Second order of business, in my mind, is gerrymandering. Republicans have done this quite effectively in a number of places, and Democrats need to do so as well. To do that, we need to win control of state legislatures. I think this fits very well with the Dean strategy of putting money into state parties. Where Democrats win complete control of a legislature, we should gerrymander the hell out of it. Where Democrats only win one house (or a governorship) they ought to veto any plan that does not come along with a state constitutional amendment to establish some form of non-partisan Congressional districting (which I think is preferable from the point of view of a citizen, rather than as a partisan).

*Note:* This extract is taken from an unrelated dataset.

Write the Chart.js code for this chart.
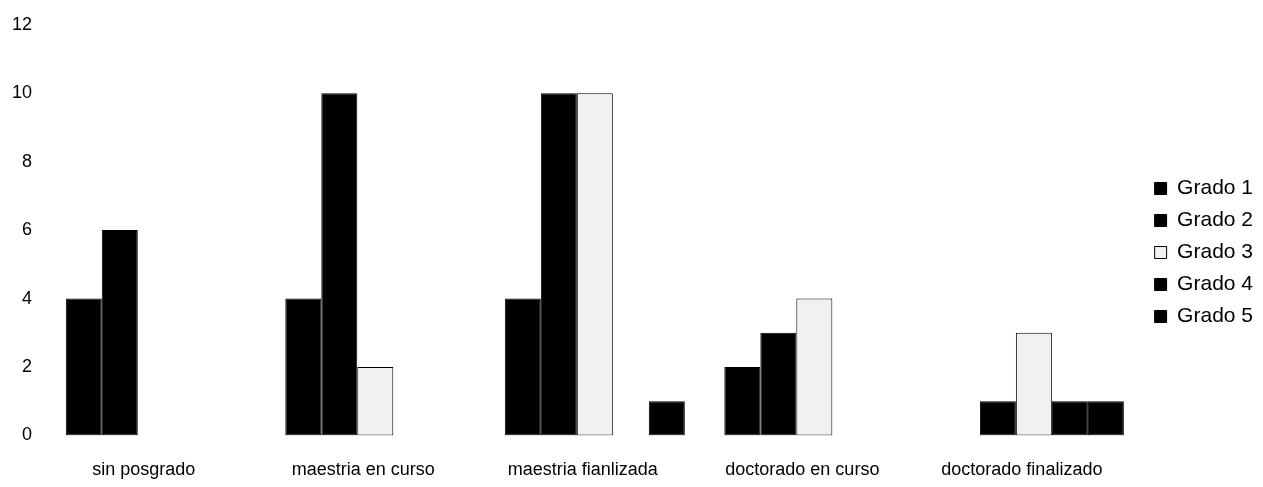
<!DOCTYPE html>
<html>
<head>
<meta charset="utf-8">
<script src="https://cdn.jsdelivr.net/npm/chart.js"></script>
<style>
  html, body { margin: 0; padding: 0; background: #fff; }
  #wrap { width: 1263px; height: 487px; }
</style>
</head>
<body>
<div id="wrap"><canvas id="gradosChart"></canvas></div>
<script>
const categories = ['sin posgrado', 'maestria en curso', 'maestria fianlizada', 'doctorado en curso', 'doctorado finalizado'];
const grado1 = [4, 4, 4, 2, 0];
const grado2 = [6, 10, 10, 3, 1];
const grado3 = [0, 2, 10, 4, 3];
const grado4 = [0, 0, 0, 0, 1];
const grado5 = [0, 0, 1, 0, 1];
const yTicks = [0, 2, 4, 6, 8, 10, 12];

const family = "'Liberation Sans', Arial, sans-serif";

const makeSet = (label, data, fill) => ({
  label: label,
  data: data,
  backgroundColor: fill,
  borderColor: '#000',
  borderWidth: 1,
  borderSkipped: false
});

document.addEventListener('DOMContentLoaded', function () {
  const ctx = document.getElementById('gradosChart').getContext('2d');
  new Chart(ctx, {
    type: 'bar',
    data: {
      labels: categories,
      datasets: [
        makeSet('Grado 1', grado1, '#000'),
        makeSet('Grado 2', grado2, '#000'),
        makeSet('Grado 3', grado3, '#f1f1f1'),
        makeSet('Grado 4', grado4, '#000'),
        makeSet('Grado 5', grado5, '#000')
      ]
    },
    options: {
      responsive: true,
      maintainAspectRatio: false,
      animation: false,
      // tick padding is counted twice by Chart.js, so the outer padding is negative
      layout: { padding: { top: 0, left: -2, bottom: -18, right: 0 } },
      scales: {
        x: {
          grid: { display: false, drawTicks: false },
          border: { display: false },
          ticks: { color: '#000', font: { family: family, size: 18 }, padding: 24, labelOffset: -12, maxRotation: 0 }
        },
        y: {
          min: 0,
          max: 12,
          afterBuildTicks: axis => { axis.ticks = yTicks.map(v => ({ value: v })); },
          grid: { display: false, drawTicks: false },
          border: { display: false },
          ticks: { color: '#000', font: { family: family, size: 18 }, padding: 14 }
        }
      },
      datasets: { bar: { categoryPercentage: 0.82, barPercentage: 1.0 } },
      plugins: {
        // empty title only reserves the space above the plot, so the legend stays centred
        title: {
          display: true,
          text: '',
          font: { size: 10 },
          padding: { top: 0, bottom: 10 }
        },
        legend: {
          position: 'right',
          labels: {
            color: '#000',
            font: { family: family, size: 21 },
            boxWidth: 12,
            boxHeight: 12,
            padding: 11
          }
        },
        tooltip: { enabled: false }
      }
    }
  });
});
</script>
</body>
</html>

Finally, and to some degree connected with the first order of business, is to rebuild the popular base of the party. This is where simply replicating what Republicans did is not such a brilliant stategy. Conservatives (as I argue in the book that I’m just weeks away from putting to bed) built the network of elite organizations we now know and love because they were in a state of profound organizational disadvantage vis a vis liberals. That is, they built the Federalist Society, conservative public interest law, think tanks, etc. because liberals had such substantial control of much of the country’s elite institutions, while conservatives’ strengths were mainly at the grass roots. This is the opposite of the problem faced by Democrats, who continue to be strong at the elite level, but whose grass roots are still fairly weak. “Netroots” don’t really serve as an adequate substitute, because they don’t translate as well into ground level action (like turnout). I think the Democrats need to find ways, as part of Dean’s state party building project, of rebuilding the Democratic party as a genuine source of solidaristic benefits at the local level–to make the Democratic party a more profond part of people’s daily lives–more Democratic softball teams, drinking clubs, speed-dating scenes, church social issues discussion groups, hunting and fishing groups, etc. These are going to vary across the country, which is one of the advantages of having a more decentralized party. The basic point is that Republicans have a durable advantage because their party has more of a real social role in more people’s daily lives. Democrats need to find a way to match that, and NOT just among college-educated, upper-middle-class people, but especially among the citizens who continue to be somewhat suspicious that Democrats really are ordinary people like they are.